TASK DESCRIPTION: In the copy, include every entry exactly but none of the images.

PROVIDED ENTRIES:
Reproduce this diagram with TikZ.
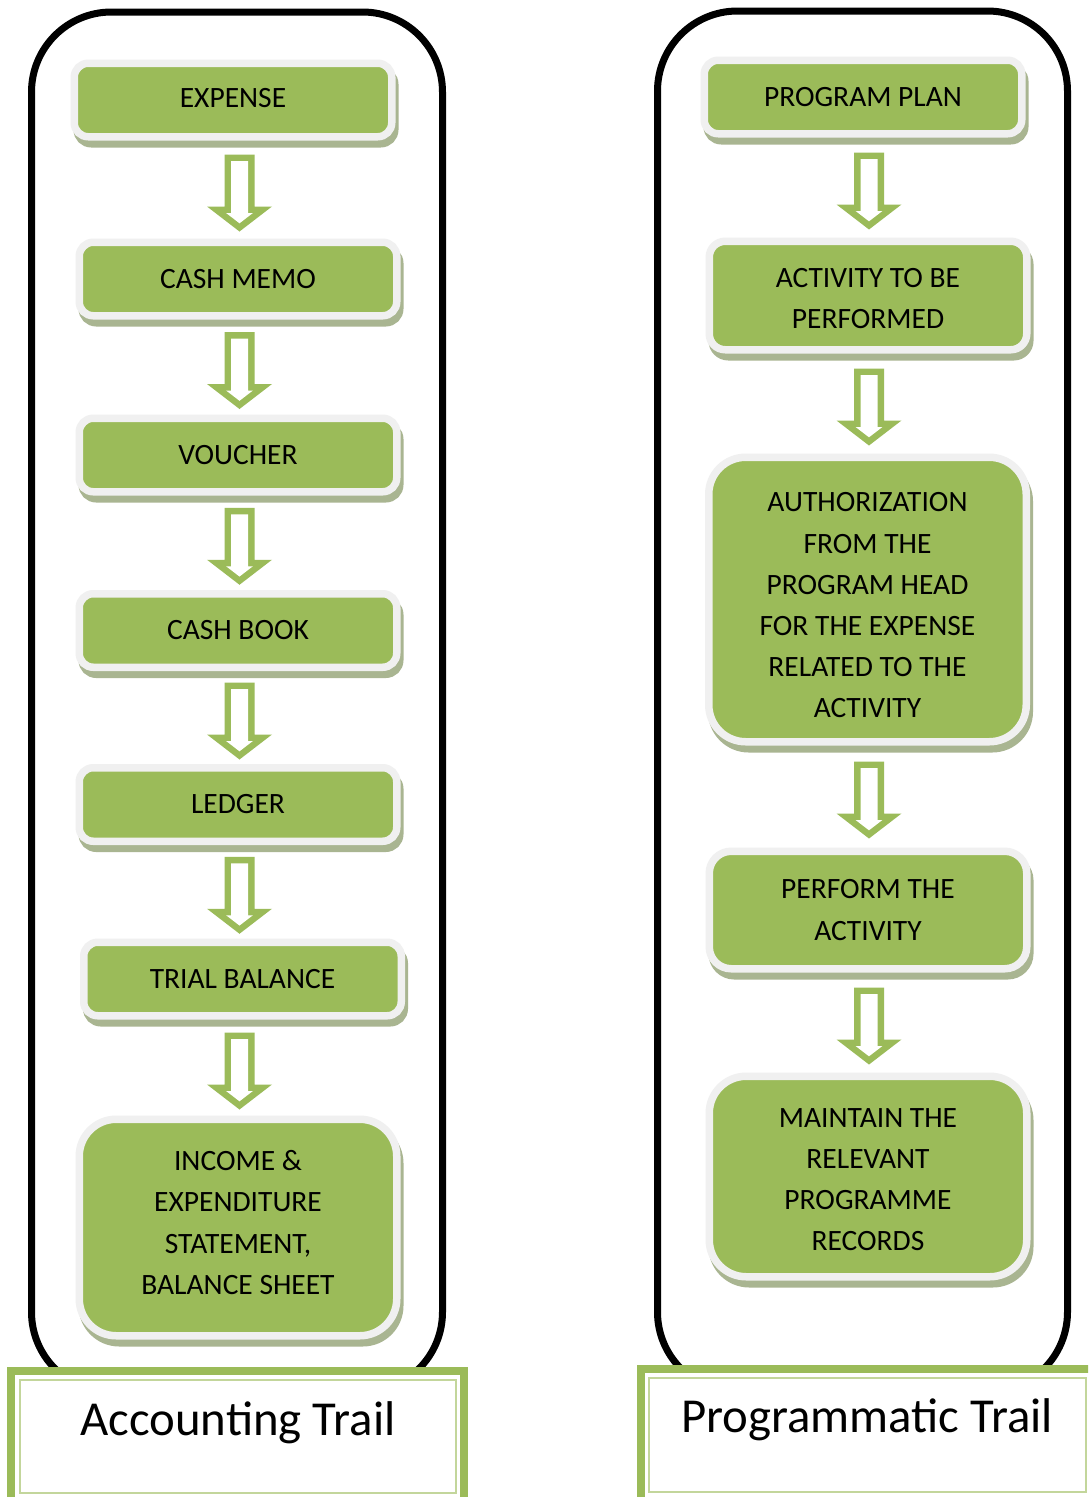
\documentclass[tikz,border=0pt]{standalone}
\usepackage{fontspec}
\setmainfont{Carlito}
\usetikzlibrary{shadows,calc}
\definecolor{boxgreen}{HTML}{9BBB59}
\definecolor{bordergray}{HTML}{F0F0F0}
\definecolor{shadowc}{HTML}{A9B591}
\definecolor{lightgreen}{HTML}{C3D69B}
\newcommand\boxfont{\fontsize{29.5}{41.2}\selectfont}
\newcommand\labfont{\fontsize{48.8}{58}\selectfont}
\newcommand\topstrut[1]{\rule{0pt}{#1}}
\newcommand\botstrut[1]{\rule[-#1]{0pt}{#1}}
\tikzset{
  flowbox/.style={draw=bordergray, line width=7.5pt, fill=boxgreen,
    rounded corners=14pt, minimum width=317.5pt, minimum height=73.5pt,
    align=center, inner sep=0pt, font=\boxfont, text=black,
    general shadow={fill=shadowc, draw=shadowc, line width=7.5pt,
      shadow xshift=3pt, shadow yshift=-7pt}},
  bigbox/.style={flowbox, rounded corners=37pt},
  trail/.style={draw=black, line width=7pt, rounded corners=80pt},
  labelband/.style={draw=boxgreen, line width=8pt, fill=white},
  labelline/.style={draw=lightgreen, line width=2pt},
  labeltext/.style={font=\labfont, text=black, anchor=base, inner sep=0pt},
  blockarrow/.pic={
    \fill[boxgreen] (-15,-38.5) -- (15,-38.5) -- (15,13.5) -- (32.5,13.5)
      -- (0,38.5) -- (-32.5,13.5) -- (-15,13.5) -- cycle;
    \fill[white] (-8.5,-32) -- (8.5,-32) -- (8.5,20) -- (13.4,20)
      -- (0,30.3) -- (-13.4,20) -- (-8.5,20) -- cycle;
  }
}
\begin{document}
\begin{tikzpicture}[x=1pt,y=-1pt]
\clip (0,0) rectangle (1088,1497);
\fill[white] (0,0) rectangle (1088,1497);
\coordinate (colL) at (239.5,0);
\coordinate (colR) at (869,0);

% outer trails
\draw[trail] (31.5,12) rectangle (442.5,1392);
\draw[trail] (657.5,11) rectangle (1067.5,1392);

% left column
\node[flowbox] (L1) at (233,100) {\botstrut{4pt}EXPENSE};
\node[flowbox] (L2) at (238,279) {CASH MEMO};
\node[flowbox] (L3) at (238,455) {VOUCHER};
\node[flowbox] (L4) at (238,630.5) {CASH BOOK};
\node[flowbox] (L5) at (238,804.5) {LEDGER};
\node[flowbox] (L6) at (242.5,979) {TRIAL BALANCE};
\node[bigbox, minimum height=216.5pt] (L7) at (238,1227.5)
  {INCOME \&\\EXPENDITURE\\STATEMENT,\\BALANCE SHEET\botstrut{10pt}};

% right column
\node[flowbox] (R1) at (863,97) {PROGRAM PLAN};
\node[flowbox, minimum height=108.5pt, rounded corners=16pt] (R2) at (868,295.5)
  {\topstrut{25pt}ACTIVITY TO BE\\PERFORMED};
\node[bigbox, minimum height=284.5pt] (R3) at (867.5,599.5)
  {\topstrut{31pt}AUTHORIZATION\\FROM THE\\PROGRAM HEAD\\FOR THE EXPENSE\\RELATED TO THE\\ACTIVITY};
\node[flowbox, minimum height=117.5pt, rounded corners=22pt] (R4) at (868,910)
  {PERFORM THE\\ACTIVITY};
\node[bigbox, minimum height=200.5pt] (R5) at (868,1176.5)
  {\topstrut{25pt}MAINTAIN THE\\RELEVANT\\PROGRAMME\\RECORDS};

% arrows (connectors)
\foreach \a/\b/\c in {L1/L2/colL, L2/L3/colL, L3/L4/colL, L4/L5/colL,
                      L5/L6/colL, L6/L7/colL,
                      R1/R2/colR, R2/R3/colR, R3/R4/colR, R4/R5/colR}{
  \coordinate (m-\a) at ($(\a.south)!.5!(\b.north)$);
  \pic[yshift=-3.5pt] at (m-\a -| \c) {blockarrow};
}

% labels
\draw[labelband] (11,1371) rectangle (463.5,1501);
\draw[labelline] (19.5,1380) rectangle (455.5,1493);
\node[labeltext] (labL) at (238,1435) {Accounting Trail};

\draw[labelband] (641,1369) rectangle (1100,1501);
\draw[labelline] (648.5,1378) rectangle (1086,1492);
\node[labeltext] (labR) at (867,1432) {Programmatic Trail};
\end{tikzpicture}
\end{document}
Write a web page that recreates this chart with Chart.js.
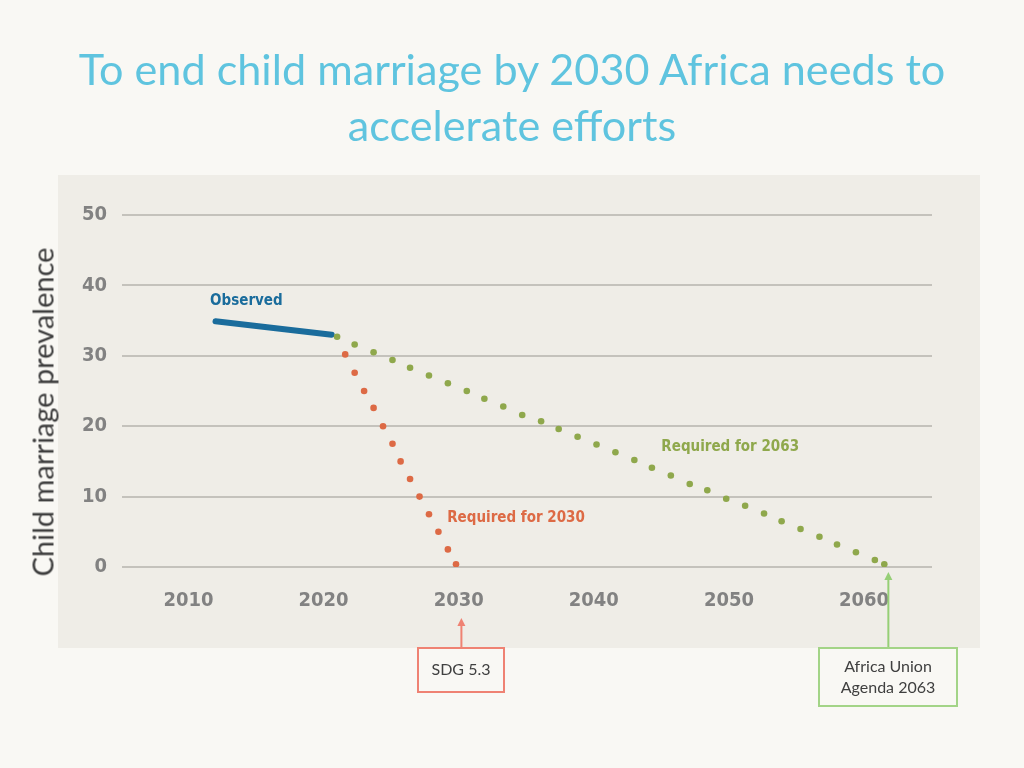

FINAL RESULT:
Reproduce this diagram with TikZ.
\documentclass[tikz,border=0pt]{standalone}
\usepackage{fontspec}
\setmainfont{Carlito}
\usetikzlibrary{shadows,calc}
\definecolor{boxgreen}{HTML}{9BBB59}
\definecolor{bordergray}{HTML}{F0F0F0}
\definecolor{shadowc}{HTML}{A9B591}
\definecolor{lightgreen}{HTML}{C3D69B}
\newcommand\boxfont{\fontsize{29.5}{41.2}\selectfont}
\newcommand\labfont{\fontsize{48.8}{58}\selectfont}
\newcommand\topstrut[1]{\rule{0pt}{#1}}
\newcommand\botstrut[1]{\rule[-#1]{0pt}{#1}}
\tikzset{
  flowbox/.style={draw=bordergray, line width=7.5pt, fill=boxgreen,
    rounded corners=14pt, minimum width=317.5pt, minimum height=73.5pt,
    align=center, inner sep=0pt, font=\boxfont, text=black,
    general shadow={fill=shadowc, draw=shadowc, line width=7.5pt,
      shadow xshift=3pt, shadow yshift=-7pt}},
  bigbox/.style={flowbox, rounded corners=37pt},
  trail/.style={draw=black, line width=7pt, rounded corners=80pt},
  labelband/.style={draw=boxgreen, line width=8pt, fill=white},
  labelline/.style={draw=lightgreen, line width=2pt},
  labeltext/.style={font=\labfont, text=black, anchor=base, inner sep=0pt},
  blockarrow/.pic={
    \fill[boxgreen] (-15,-38.5) -- (15,-38.5) -- (15,13.5) -- (32.5,13.5)
      -- (0,38.5) -- (-32.5,13.5) -- (-15,13.5) -- cycle;
    \fill[white] (-8.5,-32) -- (8.5,-32) -- (8.5,20) -- (13.4,20)
      -- (0,30.3) -- (-13.4,20) -- (-8.5,20) -- cycle;
  }
}
\begin{document}
\begin{tikzpicture}[x=1pt,y=-1pt]
\clip (0,0) rectangle (1088,1497);
\fill[white] (0,0) rectangle (1088,1497);
\coordinate (colL) at (239.5,0);
\coordinate (colR) at (869,0);

% outer trails
\draw[trail] (31.5,12) rectangle (442.5,1392);
\draw[trail] (657.5,11) rectangle (1067.5,1392);

% left column
\node[flowbox] (L1) at (233,100) {\botstrut{4pt}EXPENSE};
\node[flowbox] (L2) at (238,279) {CASH MEMO};
\node[flowbox] (L3) at (238,455) {VOUCHER};
\node[flowbox] (L4) at (238,630.5) {CASH BOOK};
\node[flowbox] (L5) at (238,804.5) {LEDGER};
\node[flowbox] (L6) at (242.5,979) {TRIAL BALANCE};
\node[bigbox, minimum height=216.5pt] (L7) at (238,1227.5)
  {INCOME \&\\EXPENDITURE\\STATEMENT,\\BALANCE SHEET\botstrut{10pt}};

% right column
\node[flowbox] (R1) at (863,97) {PROGRAM PLAN};
\node[flowbox, minimum height=108.5pt, rounded corners=16pt] (R2) at (868,295.5)
  {\topstrut{25pt}ACTIVITY TO BE\\PERFORMED};
\node[bigbox, minimum height=284.5pt] (R3) at (867.5,599.5)
  {\topstrut{31pt}AUTHORIZATION\\FROM THE\\PROGRAM HEAD\\FOR THE EXPENSE\\RELATED TO THE\\ACTIVITY};
\node[flowbox, minimum height=117.5pt, rounded corners=22pt] (R4) at (868,910)
  {PERFORM THE\\ACTIVITY};
\node[bigbox, minimum height=200.5pt] (R5) at (868,1176.5)
  {\topstrut{25pt}MAINTAIN THE\\RELEVANT\\PROGRAMME\\RECORDS};

% arrows (connectors)
\foreach \a/\b/\c in {L1/L2/colL, L2/L3/colL, L3/L4/colL, L4/L5/colL,
                      L5/L6/colL, L6/L7/colL,
                      R1/R2/colR, R2/R3/colR, R3/R4/colR, R4/R5/colR}{
  \coordinate (m-\a) at ($(\a.south)!.5!(\b.north)$);
  \pic[yshift=-3.5pt] at (m-\a -| \c) {blockarrow};
}

% labels
\draw[labelband] (11,1371) rectangle (463.5,1501);
\draw[labelline] (19.5,1380) rectangle (455.5,1493);
\node[labeltext] (labL) at (238,1435) {Accounting Trail};

\draw[labelband] (641,1369) rectangle (1100,1501);
\draw[labelline] (648.5,1378) rectangle (1086,1492);
\node[labeltext] (labR) at (867,1432) {Programmatic Trail};
\end{tikzpicture}
\end{document}
Write a web page that recreates this chart with Chart.js.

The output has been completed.